> WRITTEN INSTRUCTION:
Can you print the data exactly and leave out each image?

> INFORMATION SHOWN:
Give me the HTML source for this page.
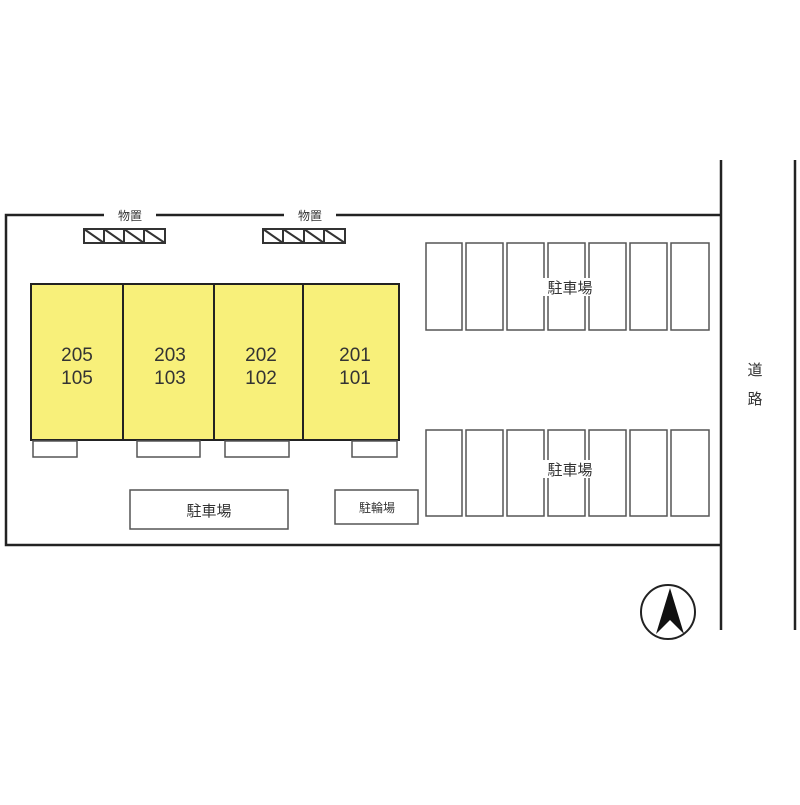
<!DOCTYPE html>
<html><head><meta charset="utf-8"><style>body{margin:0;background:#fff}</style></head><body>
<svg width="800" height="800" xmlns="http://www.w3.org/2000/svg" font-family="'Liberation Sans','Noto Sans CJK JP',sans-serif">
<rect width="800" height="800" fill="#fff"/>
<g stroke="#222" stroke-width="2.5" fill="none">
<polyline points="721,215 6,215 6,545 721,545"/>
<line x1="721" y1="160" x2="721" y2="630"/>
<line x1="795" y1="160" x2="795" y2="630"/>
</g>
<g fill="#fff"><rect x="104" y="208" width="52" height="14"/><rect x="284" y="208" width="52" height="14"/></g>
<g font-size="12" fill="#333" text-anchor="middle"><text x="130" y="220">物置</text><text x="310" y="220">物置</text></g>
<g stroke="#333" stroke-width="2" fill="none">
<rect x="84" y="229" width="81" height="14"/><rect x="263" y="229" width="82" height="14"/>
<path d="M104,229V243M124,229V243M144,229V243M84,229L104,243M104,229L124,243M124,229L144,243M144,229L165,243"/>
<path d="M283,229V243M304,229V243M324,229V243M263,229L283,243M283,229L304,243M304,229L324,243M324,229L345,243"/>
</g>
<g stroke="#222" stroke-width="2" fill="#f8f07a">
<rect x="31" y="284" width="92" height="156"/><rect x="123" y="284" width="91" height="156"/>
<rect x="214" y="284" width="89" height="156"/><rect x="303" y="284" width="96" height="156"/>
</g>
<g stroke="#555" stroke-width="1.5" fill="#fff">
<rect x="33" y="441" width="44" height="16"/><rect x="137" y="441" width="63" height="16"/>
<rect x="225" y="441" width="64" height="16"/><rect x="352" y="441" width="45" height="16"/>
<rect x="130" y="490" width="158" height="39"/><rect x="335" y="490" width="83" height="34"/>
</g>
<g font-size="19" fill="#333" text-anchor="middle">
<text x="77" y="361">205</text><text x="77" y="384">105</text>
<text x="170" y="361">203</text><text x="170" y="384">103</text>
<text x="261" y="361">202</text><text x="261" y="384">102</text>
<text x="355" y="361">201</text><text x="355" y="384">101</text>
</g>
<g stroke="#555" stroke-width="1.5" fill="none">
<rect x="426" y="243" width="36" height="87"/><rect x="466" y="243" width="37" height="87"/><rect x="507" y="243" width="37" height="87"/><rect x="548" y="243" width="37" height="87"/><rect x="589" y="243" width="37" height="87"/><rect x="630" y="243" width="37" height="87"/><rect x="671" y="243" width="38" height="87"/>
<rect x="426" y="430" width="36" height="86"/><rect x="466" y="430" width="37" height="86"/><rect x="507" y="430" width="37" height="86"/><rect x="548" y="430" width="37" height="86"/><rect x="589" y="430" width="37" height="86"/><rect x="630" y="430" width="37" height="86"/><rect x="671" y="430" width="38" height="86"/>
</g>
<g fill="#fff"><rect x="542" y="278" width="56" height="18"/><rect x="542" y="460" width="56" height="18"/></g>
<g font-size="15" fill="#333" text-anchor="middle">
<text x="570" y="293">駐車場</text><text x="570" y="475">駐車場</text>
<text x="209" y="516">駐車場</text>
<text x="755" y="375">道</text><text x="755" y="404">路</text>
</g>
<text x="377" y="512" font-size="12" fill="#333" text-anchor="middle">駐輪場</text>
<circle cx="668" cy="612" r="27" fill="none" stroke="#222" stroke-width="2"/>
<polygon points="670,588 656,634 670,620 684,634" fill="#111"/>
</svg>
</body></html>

> TASK SOLUTION:
Give me the HTML source for this page.
<!DOCTYPE html>
<html><head><meta charset="utf-8"><style>body{margin:0;background:#fff}</style></head><body>
<svg width="800" height="800" xmlns="http://www.w3.org/2000/svg" font-family="'Liberation Sans','Noto Sans CJK JP',sans-serif">
<rect width="800" height="800" fill="#fff"/>
<g stroke="#222" stroke-width="2.5" fill="none">
<polyline points="721,215 6,215 6,545 721,545"/>
<line x1="721" y1="160" x2="721" y2="630"/>
<line x1="795" y1="160" x2="795" y2="630"/>
</g>
<g fill="#fff"><rect x="104" y="208" width="52" height="14"/><rect x="284" y="208" width="52" height="14"/></g>
<g font-size="12" fill="#333" text-anchor="middle"><text x="130" y="220">物置</text><text x="310" y="220">物置</text></g>
<g stroke="#333" stroke-width="2" fill="none">
<rect x="84" y="229" width="81" height="14"/><rect x="263" y="229" width="82" height="14"/>
<path d="M104,229V243M124,229V243M144,229V243M84,229L104,243M104,229L124,243M124,229L144,243M144,229L165,243"/>
<path d="M283,229V243M304,229V243M324,229V243M263,229L283,243M283,229L304,243M304,229L324,243M324,229L345,243"/>
</g>
<g stroke="#222" stroke-width="2" fill="#f8f07a">
<rect x="31" y="284" width="92" height="156"/><rect x="123" y="284" width="91" height="156"/>
<rect x="214" y="284" width="89" height="156"/><rect x="303" y="284" width="96" height="156"/>
</g>
<g stroke="#555" stroke-width="1.5" fill="#fff">
<rect x="33" y="441" width="44" height="16"/><rect x="137" y="441" width="63" height="16"/>
<rect x="225" y="441" width="64" height="16"/><rect x="352" y="441" width="45" height="16"/>
<rect x="130" y="490" width="158" height="39"/><rect x="335" y="490" width="83" height="34"/>
</g>
<g font-size="19" fill="#333" text-anchor="middle">
<text x="77" y="361">205</text><text x="77" y="384">105</text>
<text x="170" y="361">203</text><text x="170" y="384">103</text>
<text x="261" y="361">202</text><text x="261" y="384">102</text>
<text x="355" y="361">201</text><text x="355" y="384">101</text>
</g>
<g stroke="#555" stroke-width="1.5" fill="none">
<rect x="426" y="243" width="36" height="87"/><rect x="466" y="243" width="37" height="87"/><rect x="507" y="243" width="37" height="87"/><rect x="548" y="243" width="37" height="87"/><rect x="589" y="243" width="37" height="87"/><rect x="630" y="243" width="37" height="87"/><rect x="671" y="243" width="38" height="87"/>
<rect x="426" y="430" width="36" height="86"/><rect x="466" y="430" width="37" height="86"/><rect x="507" y="430" width="37" height="86"/><rect x="548" y="430" width="37" height="86"/><rect x="589" y="430" width="37" height="86"/><rect x="630" y="430" width="37" height="86"/><rect x="671" y="430" width="38" height="86"/>
</g>
<g fill="#fff"><rect x="542" y="278" width="56" height="18"/><rect x="542" y="460" width="56" height="18"/></g>
<g font-size="15" fill="#333" text-anchor="middle">
<text x="570" y="293">駐車場</text><text x="570" y="475">駐車場</text>
<text x="209" y="516">駐車場</text>
<text x="755" y="375">道</text><text x="755" y="404">路</text>
</g>
<text x="377" y="512" font-size="12" fill="#333" text-anchor="middle">駐輪場</text>
<circle cx="668" cy="612" r="27" fill="none" stroke="#222" stroke-width="2"/>
<polygon points="670,588 656,634 670,620 684,634" fill="#111"/>
</svg>
</body></html>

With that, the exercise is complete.